Pacific Gas & Electric Co., the electric utility company that was forced into a Chapter 11 bankruptcy in 2001, in the wake of the California energy crisis, is looking to bring its first stranded cost securitization in seven years to the market before year-end. PG&E hopes to price the offering sooner rather than later, according to records, and currently plans to forge ahead despite having yet to receive Internal Revenue Service clearance to price the deal.
The offering, to be led by Morgan Stanley, will total $1.8 billion, with another $1.2 billion reportedly in the pipeline for 2005. Both deals will help refinance the company's high cost debt it incurred as is sunk into bankruptcy, sources said. The securitization program was outlined as part of the restructuring agreement.
PG&E's only previous securitization was a $2.9 billion offering brought in Nov. 1997, also via Morgan Stanley. Throughout the company's trials, these bonds sustained their original rating of triple-A, even as the California energy crisis spiraled out of control. Of the initial eight classes sold, six have since paid down fully and the remaining two are slated to do so in 2008 and 2009.
Currently, the company is waiting for a response from the IRS regarding the tax-exempt status of the true sale of the assets, in the form of the private letter ruling.
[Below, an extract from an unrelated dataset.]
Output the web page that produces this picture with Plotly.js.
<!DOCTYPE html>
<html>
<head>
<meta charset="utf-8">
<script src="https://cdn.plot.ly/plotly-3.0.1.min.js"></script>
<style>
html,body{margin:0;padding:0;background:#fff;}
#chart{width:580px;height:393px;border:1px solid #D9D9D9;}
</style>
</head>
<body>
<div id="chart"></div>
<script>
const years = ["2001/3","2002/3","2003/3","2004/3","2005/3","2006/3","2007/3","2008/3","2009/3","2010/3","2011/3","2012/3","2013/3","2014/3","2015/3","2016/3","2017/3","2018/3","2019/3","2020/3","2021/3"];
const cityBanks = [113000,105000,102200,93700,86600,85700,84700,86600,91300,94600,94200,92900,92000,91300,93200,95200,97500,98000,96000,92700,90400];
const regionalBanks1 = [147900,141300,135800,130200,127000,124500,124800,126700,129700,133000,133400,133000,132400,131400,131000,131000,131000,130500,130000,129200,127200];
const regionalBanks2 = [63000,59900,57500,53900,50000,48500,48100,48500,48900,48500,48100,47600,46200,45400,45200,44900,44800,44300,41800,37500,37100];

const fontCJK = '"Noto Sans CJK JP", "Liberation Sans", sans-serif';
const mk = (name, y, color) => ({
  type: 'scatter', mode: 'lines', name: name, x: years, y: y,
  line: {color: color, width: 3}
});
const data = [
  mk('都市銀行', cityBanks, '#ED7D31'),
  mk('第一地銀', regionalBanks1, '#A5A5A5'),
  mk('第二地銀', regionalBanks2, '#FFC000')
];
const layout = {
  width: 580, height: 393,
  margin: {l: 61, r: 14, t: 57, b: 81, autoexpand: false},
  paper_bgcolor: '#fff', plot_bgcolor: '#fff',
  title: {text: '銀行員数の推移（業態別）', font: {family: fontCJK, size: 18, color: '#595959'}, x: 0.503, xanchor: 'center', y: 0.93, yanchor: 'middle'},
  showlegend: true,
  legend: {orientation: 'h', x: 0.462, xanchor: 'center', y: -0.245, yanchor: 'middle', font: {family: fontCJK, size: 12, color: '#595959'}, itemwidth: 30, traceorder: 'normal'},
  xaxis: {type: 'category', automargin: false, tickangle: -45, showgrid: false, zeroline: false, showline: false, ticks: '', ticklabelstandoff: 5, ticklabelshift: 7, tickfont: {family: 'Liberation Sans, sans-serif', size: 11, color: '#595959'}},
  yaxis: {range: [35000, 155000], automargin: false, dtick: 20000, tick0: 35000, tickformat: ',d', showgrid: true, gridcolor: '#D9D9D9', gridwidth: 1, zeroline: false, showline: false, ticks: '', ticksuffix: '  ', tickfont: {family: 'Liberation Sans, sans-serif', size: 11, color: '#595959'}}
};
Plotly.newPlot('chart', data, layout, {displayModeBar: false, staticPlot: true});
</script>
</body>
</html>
While most view the private letter ruling as just a mere formality, including the company and the California Public Utilities Commission, PG&E's mandate to sell the bonds is conditional upon receiving IRS approval.
"The final condition is that PG&E must obtain, or determine that it does not need, a private letter ruling from the IRS which states [the true sale of assets] will not result in presently taxable income to PG&E," the financing order states.
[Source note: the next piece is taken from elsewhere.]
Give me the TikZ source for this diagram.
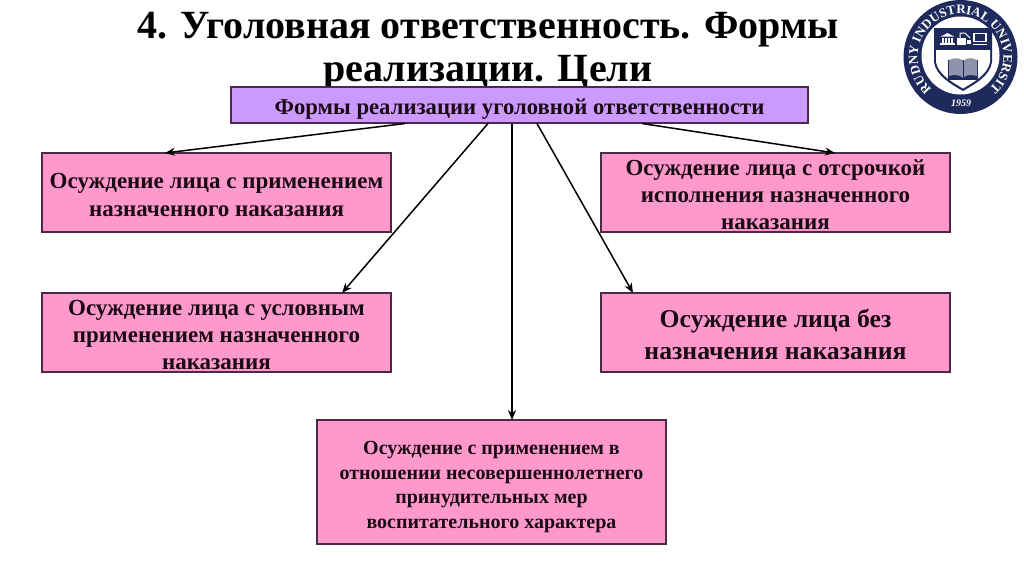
\documentclass[tikz,border=0pt]{standalone}
\usepackage{fontspec}
\setmainfont{Liberation Serif}
\usetikzlibrary{arrows.meta,calc,decorations.text}
\definecolor{pinkbox}{HTML}{FF99CC}
\definecolor{lilacbox}{HTML}{CC99FF}
\definecolor{edgeline}{HTML}{4A2A48}
\definecolor{inktext}{HTML}{1A0A14}
\definecolor{navy}{HTML}{1F2A5C}
\newcommand{\shifted}[2]{\smash{\raisebox{#1}{\begin{tabular}{@{}c@{}}#2\end{tabular}}}}
\tikzset{
  boxbase/.style={draw=edgeline,line width=1.1pt,inner sep=0pt,align=center,text=inktext,font=\bfseries},
  pinkb/.style={boxbase,fill=pinkbox,minimum width=349pt,minimum height=79pt},
  arrowline/.style={draw=black,line width=1.5pt,-{Stealth[length=10pt,width=8pt]}},
}
\begin{document}
\begin{tikzpicture}[x=1pt,y=-1pt]
\useasboundingbox (0,0) rectangle (1024,574);
% title
\node[font=\fontsize{40}{43}\selectfont\bfseries,text=black,align=center] (title) at (488,51) {4. Уголовная ответственность. Формы\\реализации. Цели};
% boxes
\node[boxbase,fill=lilacbox,minimum width=577pt,minimum height=36pt,font=\fontsize{22.7}{26}\selectfont\bfseries] (head) at (519.5,105) {\shifted{-9pt}{Формы реализации уголовной ответственности}};
\node[pinkb,font=\fontsize{23}{28}\selectfont\bfseries] (b1) at (216.5,192.5) {\shifted{-11pt}{Осуждение лица с применением\\назначенного наказания}};
\node[pinkb,font=\fontsize{23}{27}\selectfont\bfseries] (b2) at (775.5,192.5) {\shifted{-11pt}{Осуждение лица с отсрочкой\\исполнения назначенного\\наказания}};
\node[pinkb,font=\fontsize{23}{27}\selectfont\bfseries] (b3) at (216.5,332.5) {\shifted{-11pt}{Осуждение лица с условным\\применением назначенного\\наказания}};
\node[pinkb,font=\fontsize{25.7}{32}\selectfont\bfseries] (b4) at (775.5,332.5) {\shifted{-11pt}{Осуждение лица без\\назначения наказания}};
\node[boxbase,fill=pinkbox,minimum width=349pt,minimum height=124pt,font=\fontsize{20}{24.5}\selectfont\bfseries] (b5) at (491.5,482) {\shifted{-10pt}{Осуждение с применением в\\отношении несовершеннолетнего\\принудительных мер\\воспитательного характера}};
% connector ends
\coordinate (s1) at (405,123.5);
\coordinate (s2) at (488,123.5);
\coordinate (s3) at (512,123.5);
\coordinate (s4) at (537,123.5);
\coordinate (s5) at (642,123.5);
\coordinate (e1) at (165,153);
\coordinate (e2) at (835,153);
\coordinate (e3) at (342,293);
\coordinate (e4) at (633,293);
\coordinate (e5) at (512,420);
\draw[arrowline] (s1) -- (e1);
\draw[arrowline] (s5) -- (e2);
\draw[arrowline] (s2) -- (e3);
\draw[arrowline] (s4) -- (e4);
\draw[arrowline] (s3) -- (e5);
% logo
\coordinate (lc) at (960.5,57);
\fill[navy] (lc) circle (57);
\fill[white] (960.5,55.5) circle (39);
% shield
\fill[navy] (934,28) -- (992,28) -- (992,62) .. controls (990,76) and (975,84) .. (963,91) .. controls (951,84) and (936,76) .. (934,62) -- cycle;
\fill[white] (936,50) -- (990,50) -- (990,62) .. controls (988,74) and (974,82) .. (963,88.5) .. controls (952,82) and (938,74) .. (936,62) -- cycle;
% icons
\fill[white] (940,43) rectangle (955,45);
\fill[white] (941,36.5) -- (947.5,33) -- (954,36.5) -- cycle;
\foreach \xx in {942,945,948,951}{\fill[white] (\xx,37.5) rectangle (\xx+2,42.5);}
\fill[white] (957,38) rectangle (966,45);
\draw[white,line width=1pt] (960,38) -- (960,33) -- (965,33) -- (970,38);
\fill[white] (967,40) rectangle (971,44);
\draw[white,line width=1.2pt] (974,33.5) rectangle (986,41.5);
\draw[white,line width=1pt] (973,44) -- (987,44);
% book
\fill[navy] (948,60) rectangle (978,80);
\fill[navy!50!white] (949,60) .. controls (955,57) and (960,58) .. (963,61) .. controls (966,58) and (971,57) .. (977,60) -- (977,76) .. controls (971,74) and (966,75) .. (963,78) .. controls (960,75) and (955,74) .. (949,76) -- cycle;
\draw[navy,line width=.8pt] (963,61) -- (963,78);
% ring text
\path[decorate,decoration={text along path,text align={fit to path},
  text={|\fontsize{13}{14}\selectfont\bfseries\color{white}|RUDNY INDUSTRIAL UNIVERSITY}}]
  (lc) ++(132:43) arc[start angle=132,end angle=408,radius=43];
\node[font=\fontsize{10}{12}\selectfont\bfseries\itshape,text=white] (year) at (961,103) {1959};
\end{tikzpicture}
\end{document}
But, should the IRS refuse to grant tax-exempt status to the asset sale, PG&E has requested state regulatory permission to pass any taxes, plus interest assessed by the IRS, on to rate payers after the fact. The draft decision issued by PG&E to regulators requests, "the resulting taxes, including interest assessed by the IRS, and carrying costs on the tax principal and IRS Interest, will be borne by ratepayers since ratepayers receive the full benefit of the [bonds]."
Why the rush?
Like many bond issuers, PG&E is hoping to tap the market prior to a run up in interest rates. Compounding the dilemma, the private letter ruling from the IRS may not arrive until March 2005, the company estimates.
"The bonds should be issued as soon as possible in order to take advantage of the historically low interest rates and to flow through the bond-related benefits to ratepayers as soon as possible," the draft decision states.
Every other state that has sold stranded cost ABS has received a private letter ruling from the IRS conferring tax-exempt status on stranded cost ABS, and many participants expect that California will be no different.
Should the IRS deny the tax-exempt status of the offering, P&GE, which by that time will, in all likelihood, have priced and settled its planned offering, plans to true-up the unanticipated taxes plus interest, which may even lead to a third securitization, one source speculated.
Unlike traditional stranded cost ABS, these bonds do not recoup losses incurred in a pre-deregulation economic environment. In June, Governor Schwarzenegger authorized PG&E to collect $2.21 billion "from its electric ratepayers over a nine-year period. PG&E was authorized to collect the Regulatory Asset from its ratepayers on a level, mortgage-style basis," according to the finance order.
PG&E estimates the transaction will save its consumers roughly $1 billion, on a nominal basis, over the life of the deal and $694 million on a net present value basis.
In the relatively unlikely event that the IRS does not issue the private letter ruling, PG&E is requesting it be allowed to recoup the tax plus interest by exercising the true-up mechanism inherent in stranded cost ABS, via the second offering in the series.